• Set task
Take the lines from the top down to and including the one with "import seaborn as sns" and repeat them exactly. Omit images.

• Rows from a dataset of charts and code
_ _ _ _
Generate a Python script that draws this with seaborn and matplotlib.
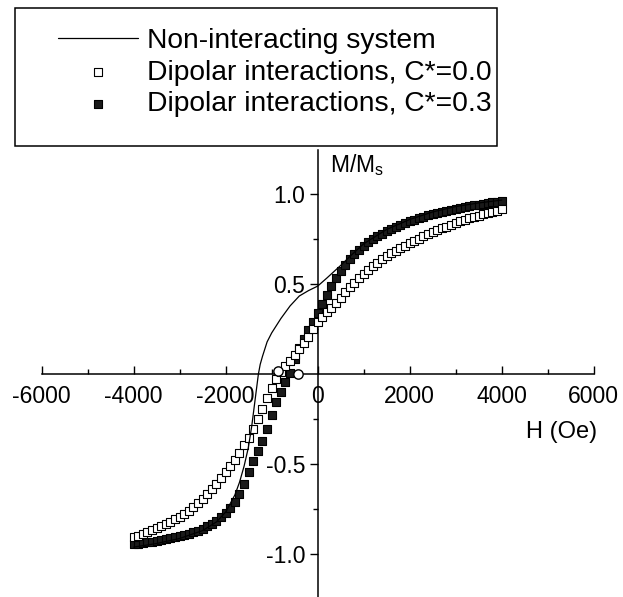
import numpy as np
import pandas as pd
import matplotlib
matplotlib.use("Agg")
import matplotlib.pyplot as plt
from matplotlib.patches import Rectangle
from matplotlib.ticker import MultipleLocator, FixedLocator
import seaborn as sns

# ---------------- data ----------------
# field grid for the simulated points (Oe)
H_pts = [-4000, -3900, -3800, -3700, -3600, -3500, -3400, -3300, -3200, -3100,
         -3000, -2900, -2800, -2700, -2600, -2500, -2400, -2300, -2200, -2100,
         -2000, -1900, -1800, -1700, -1600, -1500, -1400, -1300, -1200, -1100,
         -1000, -900, -800, -700, -600, -500, -400, -300, -200, -100,
         0, 100, 200, 300, 400, 500, 600, 700, 800, 900,
         1000, 1100, 1200, 1300, 1400, 1500, 1600, 1700, 1800, 1900,
         2000, 2100, 2200, 2300, 2400, 2500, 2600, 2700, 2800, 2900,
         3000, 3100, 3200, 3300, 3400, 3500, 3600, 3700, 3800, 3900, 4000]

# Dipolar interactions, C*=0.0 (open squares)
M_c00 = [-0.905, -0.897, -0.888, -0.878, -0.867, -0.855, -0.843, -0.831, -0.818, -0.804,
         -0.790, -0.775, -0.758, -0.738, -0.715, -0.690, -0.664, -0.636, -0.607, -0.577,
         -0.545, -0.510, -0.478, -0.438, -0.395, -0.355, -0.305, -0.250, -0.190, -0.130,
         -0.075, -0.025, 0.015, 0.045, 0.075, 0.105, 0.140, 0.175, 0.210, 0.250,
         0.290, 0.320, 0.345, 0.370, 0.395, 0.425, 0.455, 0.485, 0.510, 0.535,
         0.558, 0.580, 0.600, 0.620, 0.640, 0.656, 0.672, 0.687, 0.701, 0.715,
         0.728, 0.741, 0.754, 0.766, 0.778, 0.789, 0.800, 0.811, 0.821, 0.831,
         0.840, 0.849, 0.858, 0.866, 0.874, 0.882, 0.889, 0.896, 0.903, 0.910, 0.917]

# Dipolar interactions, C*=0.3 (filled squares)
M_c03 = [-0.945, -0.942, -0.938, -0.934, -0.930, -0.925, -0.920, -0.915, -0.910, -0.904,
         -0.898, -0.892, -0.885, -0.877, -0.868, -0.857, -0.845, -0.831, -0.815, -0.793,
         -0.770, -0.743, -0.710, -0.665, -0.610, -0.545, -0.480, -0.425, -0.370, -0.305,
         -0.225, -0.155, -0.100, -0.045, 0.005, 0.085, 0.145, 0.195, 0.245, 0.290,
         0.340, 0.390, 0.440, 0.490, 0.535, 0.575, 0.610, 0.640, 0.668, 0.692,
         0.714, 0.734, 0.752, 0.767, 0.781, 0.794, 0.806, 0.818, 0.829, 0.839,
         0.849, 0.858, 0.867, 0.875, 0.883, 0.890, 0.897, 0.903, 0.909, 0.915,
         0.920, 0.925, 0.930, 0.935, 0.939, 0.943, 0.947, 0.951, 0.955, 0.958, 0.961]

# Non-interacting system (solid line, descending branch)
H_line = [4000, 3500, 3000, 2500, 2000, 1500, 1000, 700, 500, 350, 200, 0,
          -200, -400, -600, -800, -1000, -1100, -1200, -1250, -1290, -1330,
          -1370, -1435, -1510, -1600, -1700, -1800, -2000, -2200, -2500,
          -3000, -3500, -4000]
M_line = [0.968, 0.952, 0.932, 0.902, 0.860, 0.805, 0.725, 0.655, 0.605, 0.570, 0.535, 0.490,
          0.465, 0.435, 0.380, 0.310, 0.230, 0.180, 0.100, 0.055, 0.000, -0.080,
          -0.160, -0.290, -0.410, -0.510, -0.600, -0.670, -0.765, -0.820, -0.868,
          -0.912, -0.940, -0.960]

# circled points near the zero crossings
H_circ = [-860, -420]
M_circ = [0.02, 0.0]

labels = ["Non-interacting system",
          "Dipolar interactions, C*=0.0",
          "Dipolar interactions, C*=0.3"]

x_ticks = [-6000, -4000, -2000, 0, 2000, 4000, 6000]
y_ticks = [-1.0, -0.5, 0.5, 1.0]
y_ticklabels = ["-1.0", "-0.5", "0.5", "1.0"]

# ---------------- style ----------------
sns.set_style("ticks")
plt.rcParams['font.family'] = ['Liberation Sans', 'DejaVu Sans']
plt.rcParams['axes.unicode_minus'] = False
plt.rcParams['mathtext.fontset'] = 'custom'
plt.rcParams['mathtext.rm'] = 'Liberation Sans'
plt.rcParams['text.color'] = 'black'
plt.rcParams['xtick.color'] = 'black'
plt.rcParams['ytick.color'] = 'black'
plt.rcParams['xtick.labelcolor'] = 'black'
plt.rcParams['ytick.labelcolor'] = 'black'

W, Hh = 623, 597
fig = plt.figure(figsize=(W / 100, Hh / 100), dpi=100)
x0 = 317.7 - 6000 * 0.046
ax = fig.add_axes([x0 / W, 0.0, (12000 * 0.046) / W, 447 / Hh])
ax.set_facecolor("white")

df_pts = pd.DataFrame({"H": H_pts, "M00": M_c00, "M03": M_c03})
df_line = pd.DataFrame({"H": H_line, "M": M_line})
df_circ = pd.DataFrame({"H": H_circ, "M": M_circ})

sns.scatterplot(data=df_pts, x="H", y="M03", marker="s", s=38, color="0.1",
                edgecolor="black", linewidth=0.8, ax=ax, label=labels[2], zorder=3)
sns.scatterplot(data=df_pts, x="H", y="M00", marker="s", s=38, color="white",
                edgecolor="black", linewidth=0.8, ax=ax, label=labels[1], zorder=4)
sns.lineplot(data=df_line, x="H", y="M", sort=False, estimator=None, color="black",
             linewidth=0.9, ax=ax, label=labels[0], zorder=5)
sns.scatterplot(data=df_circ, x="H", y="M", marker="o", s=45, color="white",
                edgecolor="black", linewidth=1.0, ax=ax, zorder=6, legend=False)

ax.set_xlim(-6000, 6000)
ax.set_ylim((374.3 - 597) / 180, (374.3 - 150) / 180)

for side in ("top", "right"):
    ax.spines[side].set_visible(False)
ax.spines["left"].set_position(("data", 0))
ax.spines["bottom"].set_position(("data", 0))
for side in ("left", "bottom"):
    ax.spines[side].set_linewidth(1.1)
    ax.spines[side].set_color("black")

ax.xaxis.set_major_locator(FixedLocator(x_ticks))
ax.set_xticklabels([str(v) for v in x_ticks])
ax.xaxis.set_minor_locator(MultipleLocator(1000))
ax.set_yticks(y_ticks)
ax.set_yticklabels(y_ticklabels)
ax.yaxis.set_minor_locator(FixedLocator([-1.25, -0.75, -0.25, 0.25, 0.75]))

ax.tick_params(axis="x", which="major", direction="in", length=6, width=1.0,
               labelsize=16.5, pad=8, colors="black")
ax.tick_params(axis="x", which="minor", direction="in", length=3.5, width=1.0)
ax.tick_params(axis="y", which="major", direction="out", length=6, width=1.0,
               labelsize=16.5, pad=3, colors="black")
ax.tick_params(axis="y", which="minor", direction="out", length=3.5, width=1.0)
ax.set_xlabel("")
ax.set_ylabel("")

fig.text(330 / W, 1 - 165 / Hh, r"M/M$_\mathregular{s}$", fontsize=16.5,
         ha="left", va="center", color="black")
fig.text(597 / W, 1 - 432 / Hh, "H (Oe)", fontsize=17, ha="right", va="center",
         color="black")

# legend
handles, labs = ax.get_legend_handles_labels()
order = [labs.index(l) for l in labels]
leg = ax.get_legend()
if leg is not None:
    leg.remove()
fig.legend([handles[i] for i in order], [labs[i] for i in order],
           loc="upper left", bbox_to_anchor=(58 / W, 1 - 28 / Hh),
           frameon=False, fontsize=20.3, handlelength=2.85, handletextpad=0.3,
           labelspacing=0.2, borderpad=0, borderaxespad=0, markerscale=1.05,
           labelcolor="black")
fig.patches.append(Rectangle((15 / W, 1 - 146 / Hh), 482 / W, 138 / Hh,
                             transform=fig.transFigure, fill=False,
                             edgecolor="black", linewidth=1.1))

fig.savefig("out.png", dpi=100)
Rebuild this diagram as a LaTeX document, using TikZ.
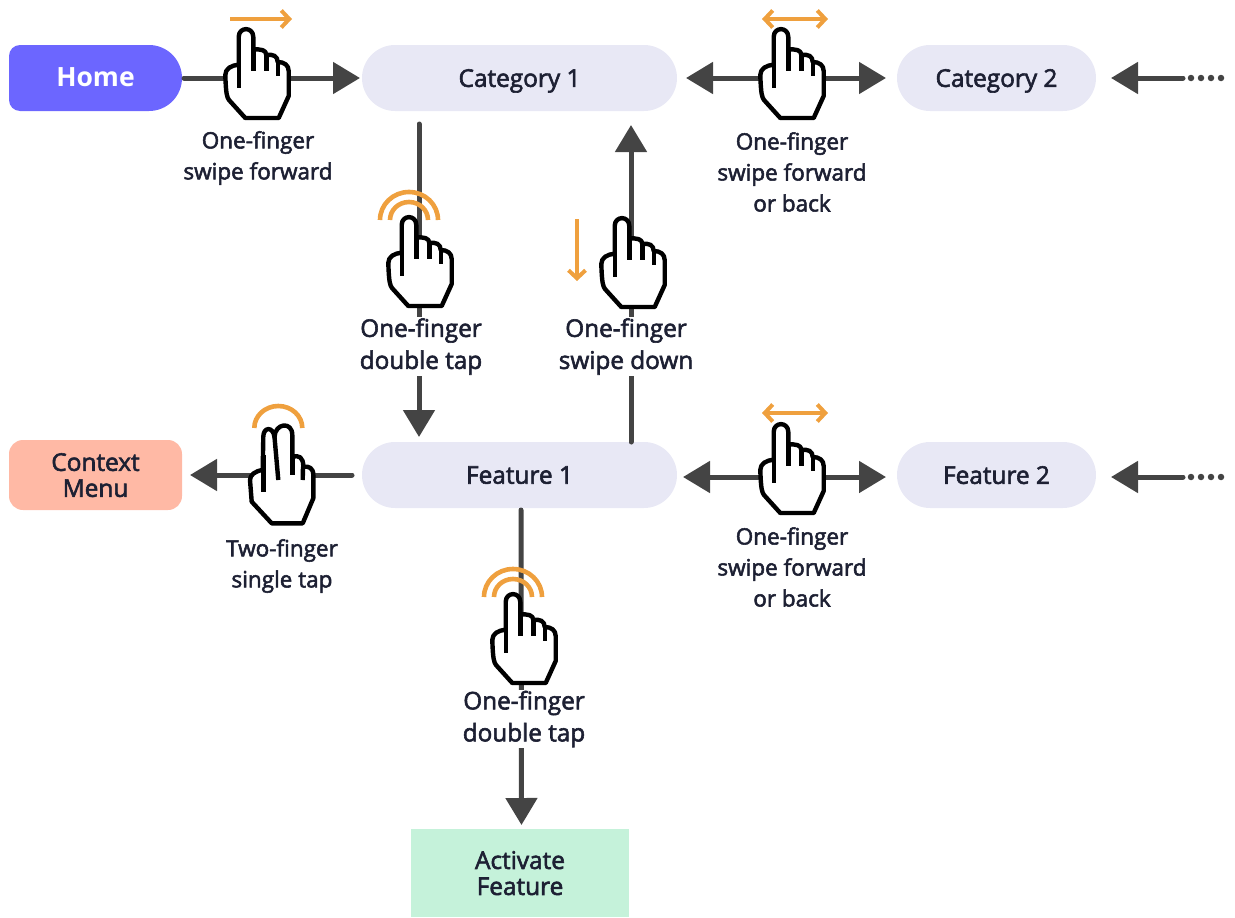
_ _ _ _
• The completed task
Generate a Python script that draws this with seaborn and matplotlib.
import numpy as np
import pandas as pd
import matplotlib
matplotlib.use("Agg")
import matplotlib.pyplot as plt
from matplotlib.patches import Rectangle
from matplotlib.ticker import MultipleLocator, FixedLocator
import seaborn as sns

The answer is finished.